Can you write out all the lines word for word, with no pictures?

━━━ GIVEN MATERIAL ━━━

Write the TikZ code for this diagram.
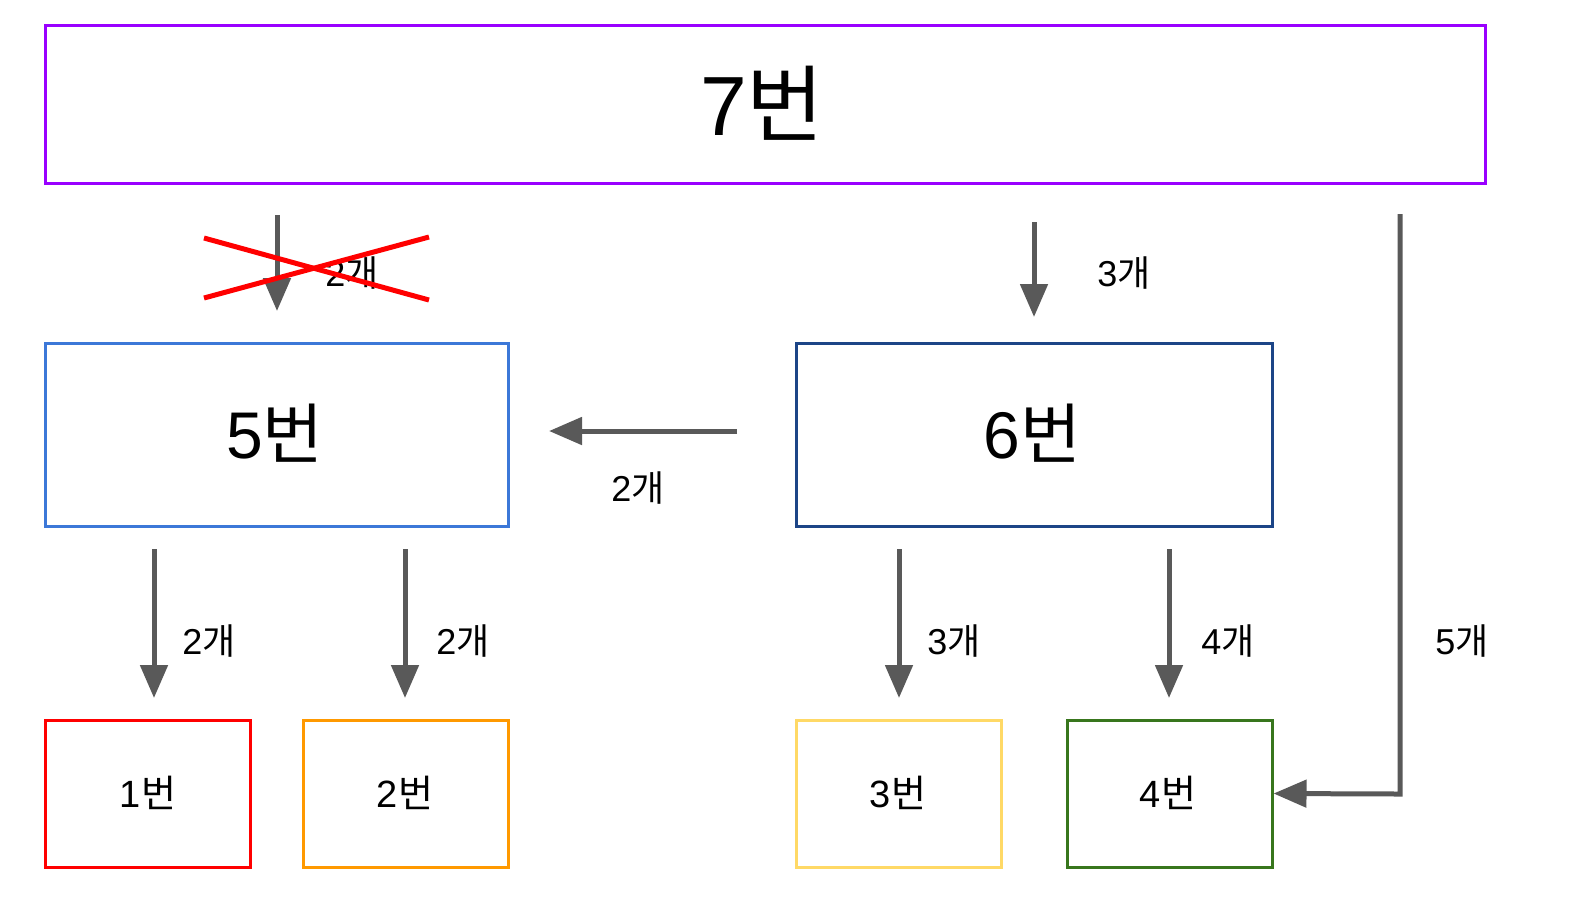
\documentclass[tikz,border=0pt]{standalone}
\usepackage{fontspec}
\setmainfont{Liberation Sans}
\newfontfamily\krfont{Noto Sans CJK KR}
\newcommand{\kr}[1]{{\krfont #1}}
\usetikzlibrary{arrows.meta}
\definecolor{cpurple}{HTML}{9900FF}
\definecolor{cblue}{HTML}{3C78D8}
\definecolor{cdblue}{HTML}{1C4587}
\definecolor{cred}{HTML}{FF0000}
\definecolor{corange}{HTML}{FF9900}
\definecolor{cyellow}{HTML}{FFD966}
\definecolor{cgreen}{HTML}{38761D}
\definecolor{cgray}{HTML}{595959}
\tikzset{
  box/.style={draw, line width=1.5pt, inner sep=0pt},
  conn/.style={draw=cgray, line width=2.5pt, -{Triangle[length=16.5pt,width=13.5pt]}},
  lbl/.style={font=\fontsize{18pt}{20pt}\selectfont, inner sep=0pt},
  big/.style={font=\fontsize{42pt}{46pt}\selectfont},
  mid/.style={font=\fontsize{33pt}{37pt}\selectfont},
  small/.style={font=\fontsize{19pt}{21pt}\selectfont},
}
\begin{document}
\begin{tikzpicture}[x=0.5pt,y=-0.5pt]
\useasboundingbox (0,0) rectangle (1593,918);
% boxes
\node[box, draw=cpurple, minimum width=720pt, minimum height=79pt] (n7) at (765,104) {};
\node[big] (t7) at (762,103) {7\kr{번}};
\node[box, draw=cblue, minimum width=231.5pt, minimum height=91.5pt] (n5) at (276.5,434.5) {};
\node[mid] (t5) at (275,433) {5\kr{번}};
\node[box, draw=cdblue, minimum width=238pt, minimum height=91.5pt] (n6) at (1034,434.5) {};
\node[mid] (t6) at (1032,433) {6\kr{번}};
\node[box, draw=cred, minimum width=102.5pt, minimum height=73.5pt] (n1) at (147.5,793.5) {};
\node[small] (t1) at (148,793) {1\kr{번}};
\node[box, draw=corange, minimum width=102.5pt, minimum height=73.5pt] (n2) at (405.5,793.5) {};
\node[small] (t2) at (405,793) {2\kr{번}};
\node[box, draw=cyellow, minimum width=102.5pt, minimum height=73.5pt] (n3) at (898.5,793.5) {};
\node[small] (t3) at (898,793) {3\kr{번}};
\node[box, draw=cgreen, minimum width=102.5pt, minimum height=73.5pt] (n4) at (1169.5,793.5) {};
\node[small] (t4) at (1168,793) {4\kr{번}};
% coordinates
\coordinate (a1s) at (277,215); \coordinate (a1e) at (277,311);
\coordinate (a2s) at (1034,222); \coordinate (a2e) at (1034,317);
\coordinate (a3s) at (737,431); \coordinate (a3e) at (549,431);
\coordinate (a4s) at (154,549); \coordinate (a4e) at (154,698);
\coordinate (a5s) at (405,549); \coordinate (a5e) at (405,698);
\coordinate (a6s) at (899,549); \coordinate (a6e) at (899,698);
\coordinate (a7s) at (1169,549); \coordinate (a7e) at (1169,698);
\coordinate (a8s) at (1400,214); \coordinate (a8c) at (1400,794);
\coordinate (x1a) at (204,238); \coordinate (x1b) at (429,300);
\coordinate (x2a) at (204,298); \coordinate (x2b) at (429,237);
% arrows
\draw[conn] (a1s) -- (a1e);
\node[lbl] (l1) at (352,273) {2\kr{개}};
\draw[draw=cred, line width=2.5pt] (x1a) -- (x1b);
\draw[draw=cred, line width=2.5pt] (x2a) -- (x2b);
\draw[conn] (a2s) -- (a2e);
\node[lbl] (l2) at (1124,273) {3\kr{개}};
\draw[conn] (a3s) -- (a3e);
\node[lbl] (l3) at (638,488) {2\kr{개}};
\draw[conn] (a4s) -- (a4e);
\node[lbl] (l4) at (209,641) {2\kr{개}};
\draw[conn] (a5s) -- (a5e);
\node[lbl] (l5) at (463,641) {2\kr{개}};
\draw[conn] (a6s) -- (a6e);
\node[lbl] (l6) at (954,641) {3\kr{개}};
\draw[conn] (a7s) -- (a7e);
\node[lbl] (l7) at (1228,641) {4\kr{개}};
\draw[conn] (a8s) -- (a8c) -- (n4.east);
\node[lbl] (l8) at (1462,641) {5\kr{개}};
\end{tikzpicture}
\end{document}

━━━

- _EXERCISE ANSWER_
Write the TikZ code for this diagram.
\documentclass[tikz,border=0pt]{standalone}
\usepackage{fontspec}
\setmainfont{Liberation Sans}
\newfontfamily\krfont{Noto Sans CJK KR}
\newcommand{\kr}[1]{{\krfont #1}}
\usetikzlibrary{arrows.meta}
\definecolor{cpurple}{HTML}{9900FF}
\definecolor{cblue}{HTML}{3C78D8}
\definecolor{cdblue}{HTML}{1C4587}
\definecolor{cred}{HTML}{FF0000}
\definecolor{corange}{HTML}{FF9900}
\definecolor{cyellow}{HTML}{FFD966}
\definecolor{cgreen}{HTML}{38761D}
\definecolor{cgray}{HTML}{595959}
\tikzset{
  box/.style={draw, line width=1.5pt, inner sep=0pt},
  conn/.style={draw=cgray, line width=2.5pt, -{Triangle[length=16.5pt,width=13.5pt]}},
  lbl/.style={font=\fontsize{18pt}{20pt}\selectfont, inner sep=0pt},
  big/.style={font=\fontsize{42pt}{46pt}\selectfont},
  mid/.style={font=\fontsize{33pt}{37pt}\selectfont},
  small/.style={font=\fontsize{19pt}{21pt}\selectfont},
}
\begin{document}
\begin{tikzpicture}[x=0.5pt,y=-0.5pt]
\useasboundingbox (0,0) rectangle (1593,918);
% boxes
\node[box, draw=cpurple, minimum width=720pt, minimum height=79pt] (n7) at (765,104) {};
\node[big] (t7) at (762,103) {7\kr{번}};
\node[box, draw=cblue, minimum width=231.5pt, minimum height=91.5pt] (n5) at (276.5,434.5) {};
\node[mid] (t5) at (275,433) {5\kr{번}};
\node[box, draw=cdblue, minimum width=238pt, minimum height=91.5pt] (n6) at (1034,434.5) {};
\node[mid] (t6) at (1032,433) {6\kr{번}};
\node[box, draw=cred, minimum width=102.5pt, minimum height=73.5pt] (n1) at (147.5,793.5) {};
\node[small] (t1) at (148,793) {1\kr{번}};
\node[box, draw=corange, minimum width=102.5pt, minimum height=73.5pt] (n2) at (405.5,793.5) {};
\node[small] (t2) at (405,793) {2\kr{번}};
\node[box, draw=cyellow, minimum width=102.5pt, minimum height=73.5pt] (n3) at (898.5,793.5) {};
\node[small] (t3) at (898,793) {3\kr{번}};
\node[box, draw=cgreen, minimum width=102.5pt, minimum height=73.5pt] (n4) at (1169.5,793.5) {};
\node[small] (t4) at (1168,793) {4\kr{번}};
% coordinates
\coordinate (a1s) at (277,215); \coordinate (a1e) at (277,311);
\coordinate (a2s) at (1034,222); \coordinate (a2e) at (1034,317);
\coordinate (a3s) at (737,431); \coordinate (a3e) at (549,431);
\coordinate (a4s) at (154,549); \coordinate (a4e) at (154,698);
\coordinate (a5s) at (405,549); \coordinate (a5e) at (405,698);
\coordinate (a6s) at (899,549); \coordinate (a6e) at (899,698);
\coordinate (a7s) at (1169,549); \coordinate (a7e) at (1169,698);
\coordinate (a8s) at (1400,214); \coordinate (a8c) at (1400,794);
\coordinate (x1a) at (204,238); \coordinate (x1b) at (429,300);
\coordinate (x2a) at (204,298); \coordinate (x2b) at (429,237);
% arrows
\draw[conn] (a1s) -- (a1e);
\node[lbl] (l1) at (352,273) {2\kr{개}};
\draw[draw=cred, line width=2.5pt] (x1a) -- (x1b);
\draw[draw=cred, line width=2.5pt] (x2a) -- (x2b);
\draw[conn] (a2s) -- (a2e);
\node[lbl] (l2) at (1124,273) {3\kr{개}};
\draw[conn] (a3s) -- (a3e);
\node[lbl] (l3) at (638,488) {2\kr{개}};
\draw[conn] (a4s) -- (a4e);
\node[lbl] (l4) at (209,641) {2\kr{개}};
\draw[conn] (a5s) -- (a5e);
\node[lbl] (l5) at (463,641) {2\kr{개}};
\draw[conn] (a6s) -- (a6e);
\node[lbl] (l6) at (954,641) {3\kr{개}};
\draw[conn] (a7s) -- (a7e);
\node[lbl] (l7) at (1228,641) {4\kr{개}};
\draw[conn] (a8s) -- (a8c) -- (n4.east);
\node[lbl] (l8) at (1462,641) {5\kr{개}};
\end{tikzpicture}
\end{document}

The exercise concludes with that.